Work to do:
Search the listing below for the word "chart" and copy each line that holds it.

Given material:
/---

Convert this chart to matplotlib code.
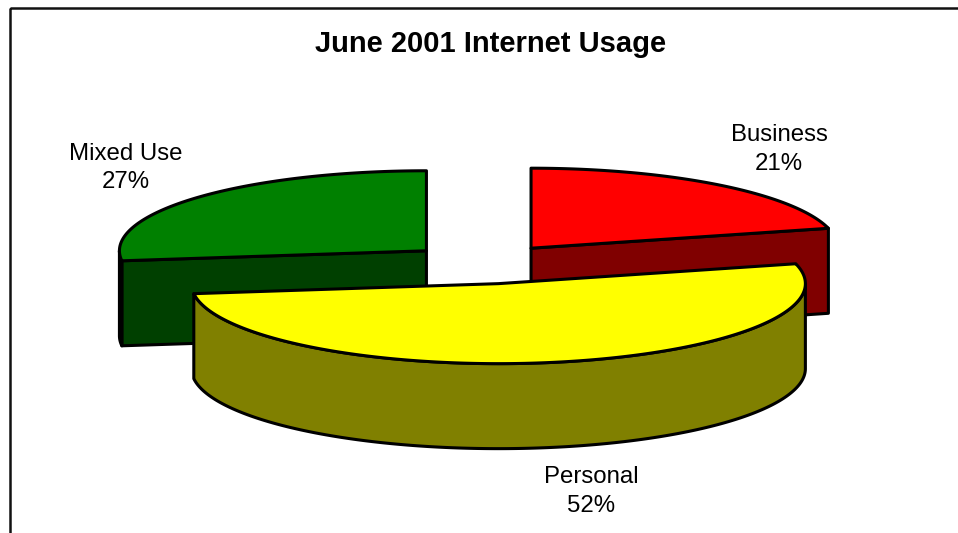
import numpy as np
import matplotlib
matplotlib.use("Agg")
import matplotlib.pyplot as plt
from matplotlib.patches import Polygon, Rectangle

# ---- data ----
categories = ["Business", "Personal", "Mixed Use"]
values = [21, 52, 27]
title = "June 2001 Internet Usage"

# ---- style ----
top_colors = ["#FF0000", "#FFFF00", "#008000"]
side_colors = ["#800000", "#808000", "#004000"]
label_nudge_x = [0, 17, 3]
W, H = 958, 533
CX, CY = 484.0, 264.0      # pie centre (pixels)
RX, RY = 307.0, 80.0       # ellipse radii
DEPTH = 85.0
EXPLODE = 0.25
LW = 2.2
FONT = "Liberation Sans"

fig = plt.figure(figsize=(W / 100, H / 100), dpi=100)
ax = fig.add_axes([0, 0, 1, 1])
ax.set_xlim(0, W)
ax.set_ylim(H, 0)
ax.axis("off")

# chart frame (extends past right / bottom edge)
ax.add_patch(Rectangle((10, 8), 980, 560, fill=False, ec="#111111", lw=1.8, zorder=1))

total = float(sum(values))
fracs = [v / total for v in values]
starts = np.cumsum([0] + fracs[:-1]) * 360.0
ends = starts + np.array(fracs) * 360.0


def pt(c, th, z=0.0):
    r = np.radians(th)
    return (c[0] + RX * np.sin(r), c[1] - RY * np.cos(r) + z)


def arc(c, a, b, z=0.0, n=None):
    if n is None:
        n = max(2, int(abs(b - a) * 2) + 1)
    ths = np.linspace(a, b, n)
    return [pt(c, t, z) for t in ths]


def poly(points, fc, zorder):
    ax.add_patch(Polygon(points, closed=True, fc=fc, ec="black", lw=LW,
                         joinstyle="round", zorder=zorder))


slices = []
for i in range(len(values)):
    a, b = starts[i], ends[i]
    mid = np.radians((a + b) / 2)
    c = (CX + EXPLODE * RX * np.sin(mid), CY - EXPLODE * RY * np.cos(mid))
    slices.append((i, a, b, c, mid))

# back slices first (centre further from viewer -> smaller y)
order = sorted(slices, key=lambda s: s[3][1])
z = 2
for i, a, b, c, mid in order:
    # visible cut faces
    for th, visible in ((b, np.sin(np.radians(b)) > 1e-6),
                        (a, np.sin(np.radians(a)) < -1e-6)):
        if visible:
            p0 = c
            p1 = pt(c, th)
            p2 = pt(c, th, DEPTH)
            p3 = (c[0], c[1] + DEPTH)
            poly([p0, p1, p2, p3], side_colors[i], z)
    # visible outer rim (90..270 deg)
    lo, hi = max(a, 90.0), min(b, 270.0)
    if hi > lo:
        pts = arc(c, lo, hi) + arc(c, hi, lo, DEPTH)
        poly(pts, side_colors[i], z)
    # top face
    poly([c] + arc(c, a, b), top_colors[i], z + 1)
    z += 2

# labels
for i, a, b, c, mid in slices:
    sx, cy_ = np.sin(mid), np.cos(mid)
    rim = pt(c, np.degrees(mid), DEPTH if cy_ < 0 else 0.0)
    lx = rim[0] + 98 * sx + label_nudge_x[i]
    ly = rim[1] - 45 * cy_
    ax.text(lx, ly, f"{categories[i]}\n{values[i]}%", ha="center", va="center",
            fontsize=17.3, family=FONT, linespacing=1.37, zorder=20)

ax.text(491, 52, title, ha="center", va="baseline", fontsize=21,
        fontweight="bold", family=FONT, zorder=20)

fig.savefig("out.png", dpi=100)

\---

The result:
Convert this chart to matplotlib code.
# chart frame (extends past right / bottom edge)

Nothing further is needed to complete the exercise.